Hey, I've been trying to remember the name of the store where I bought the fabric used in my latest project: TextileStudio! Thanks :)

Clio said...

Great skirt! THis pattern has been on my list for a while. I wonder if you just added the elastic from the side seams to the zipper (ie: just on the back waist) if that would eliminate some of the bulk and yet retain the stay-put quality of the elastic? Maybe then you wouldn't get that ridge in the front? That said, VERY nice anyway!

Audrey said...

I love this skirt and especially the fabric you used. Fall colors including my favorite, red, and a neat paisley jacquard. The whole outfit looks lovely.

Shannon said...

The skirt looks great on you! I'll have to go dig through my Threads back issues. That elastic method looks like something I might like.

Mary Nanna said...

Beautiful skirt in beautiful colours. Love the "mood" photography - I always think not being able to see the garments properly adds to their allure - we all like a little mystery in our lives.

As a side note, split skirt seams could have been an opportunity to sport some jaunty underwear. I saw a teenager wearing a transparent lace dress yesterday with boy underpants underneath. She was utterly self conscious about the look - reminiscent of Gucci- so she pulled it off. Maybe that and her youth.

Carolyn said...

Repetitive, after only three uses? I don't call that repetitive, yet!
It looks very smart, and I love the print. But I am with you on elastic waistbands, they are not usually my cup of tea either, because in my hands they end up really bunchy and bulky. However I could not detect any bunching or bulkiness at all in your skirt here. You've obviously worked out how to do this beautifully.
Re the fabric malfunction on the other skirt, Oh dear, how depressing! After all that work making it... But Mary Nanna's solution made me smile.

Lily said...

Love the skirt. Gorgeous fabric. I have something similar wool crepe. The fit is brilliant.

Bernice said...

Cute skirt. I must say that top looks stunning in you. I think red might be one of your colours. The story about the fabric failure did make me laugh. I wore a new camisole top to a morning tea once only to have one of the straps come undone. Sat their the whole time with it wrapped around my bra strap feeling very self-conscious! Since that time, I always feel nervous wearing something for the first time to work. I usually give them a test drive on a home or kindy day first. Once bitten, twice shy.

Bernice said...

Cute skirt! I must say that top looks gorgeous on you. Red is definitely one of your colours. I remember thinking that when I saw the photo of you in your red seersucker beach throw, so it must be true!

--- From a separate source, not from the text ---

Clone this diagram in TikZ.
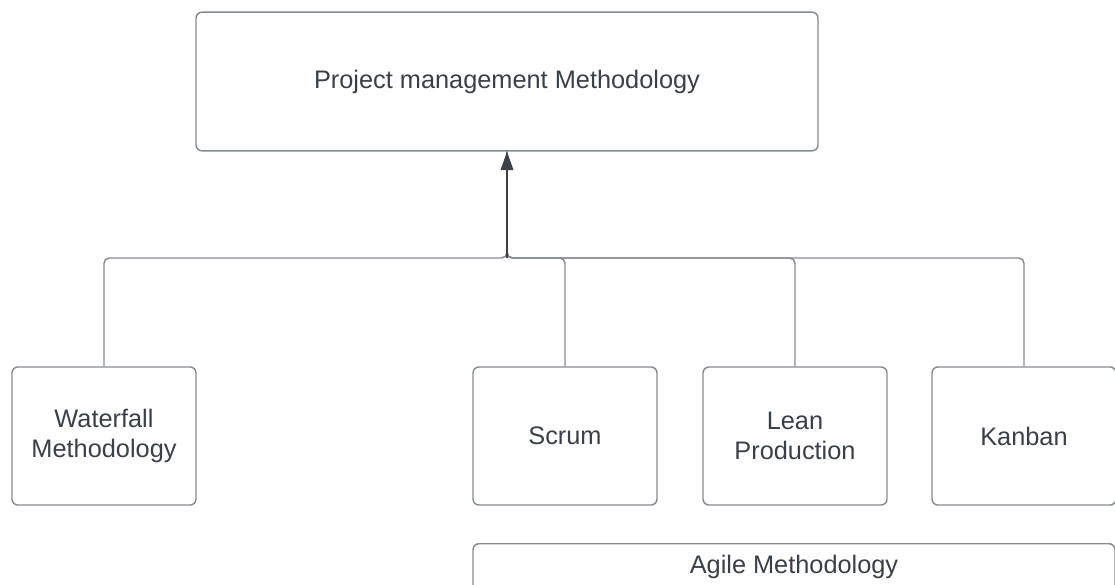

The Slapdash Sewist said...

What a fabulous print for a skirt! So rich. I can only imagine your horror at the version that ripped all night. It is like an actual nightmare.

Handmade said...

Fab skirt - great photos. Shame about that other fabric - quite unbelievable really!

Carol said...

Stunning skirt - shame about the fabric failure. I had that happen once on a sheath dress. It's still in my wardrobe but I don't know what to do with it. I'm a sucker for paisley and this skirt looks great with the top. I'd say just keep wearing it until if falls apart!

gwensews said...

Your skirt is terrific. Love the red criss-cross top with it. Perfect!

Eugenia said...

I love your new skirt! The fabric is beautiful, it looks lovely on you. The splitting skirt sounds very alarming - what a horrid thing for fabric to do!!!